Важно отметить, что ни один из перечисленных авторов не называл язычниками алан как таковых. Во всех случаях существует четкое разделение: часть – христиане, часть – язычники. При попытке проследить во времени статистику изменения данного соотношения получаем следующую картину.

Начало Х в. (Ибн Рустэ): «…большая часть жителей…кефиры и поклоняются идолам».

Конец Х в. («Худуд ал-алам»): «Среди них (алан – М.М.) есть христиане и идолопоклонники».

Первая половина XIII в. (Юлиан): «Тут пришли они в страну, что называется Аланией, где живут вместе и христиане, и язычники».

Даже столь скупые сведения и ограниченное число авторов (Масуди и повторяющий его эль-Кассим сообщают только о вере аланских царей) позволяют получить некоторое представление об общей тенденции количественного изменения представителей обеих упоминаемых конфессий.  Фиксируется численный рост последователей христианства за счет количественного уменьшения представителей другого вероисповедания, что хорошо согласуется с информацией приводившихся письменных свидетельств. Однако следует констатировать устойчивое сохранение определенной части аланского общества, продолжавшего придерживаться так называемого «язычества». Полученная картина вполне логична и не вызывает особых вопросов. Поначалу отдельные группы аланского общества проходят стадию постепенной христианизации, а после утверждения Православия в качестве государственной религии начинается естественный процесс его широкого восприятия. Подобная схема достаточно универсальна и может быть подтверждена на примере многих христианских народов.

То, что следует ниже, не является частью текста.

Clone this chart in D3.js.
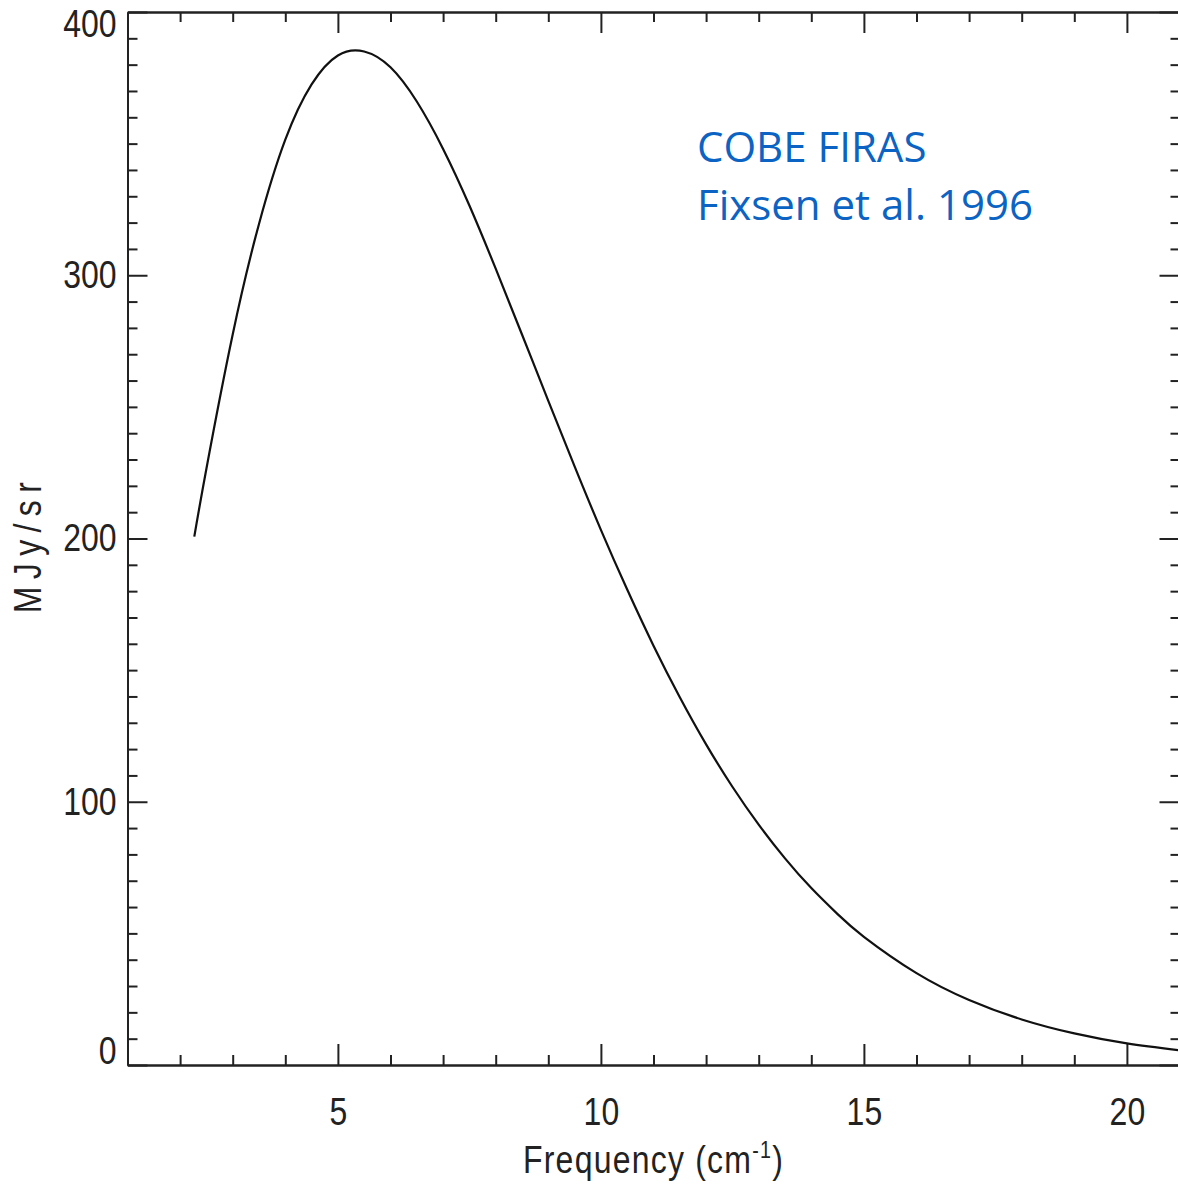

Таким образом, информация, содержащаяся в опубликованном своде письменных источников, свидетельствует, на наш взгляд, о неправомерности утверждений о «поверхностной христианизации»  аланского общества. В действительности Алания предстает одним из развитых православных государств, входивших в зону влияния византийской цивилизации. Данный вывод можно подтвердить комплексом материалов археологии и церковной архитектуры, но это должно стать темой отдельного исследования.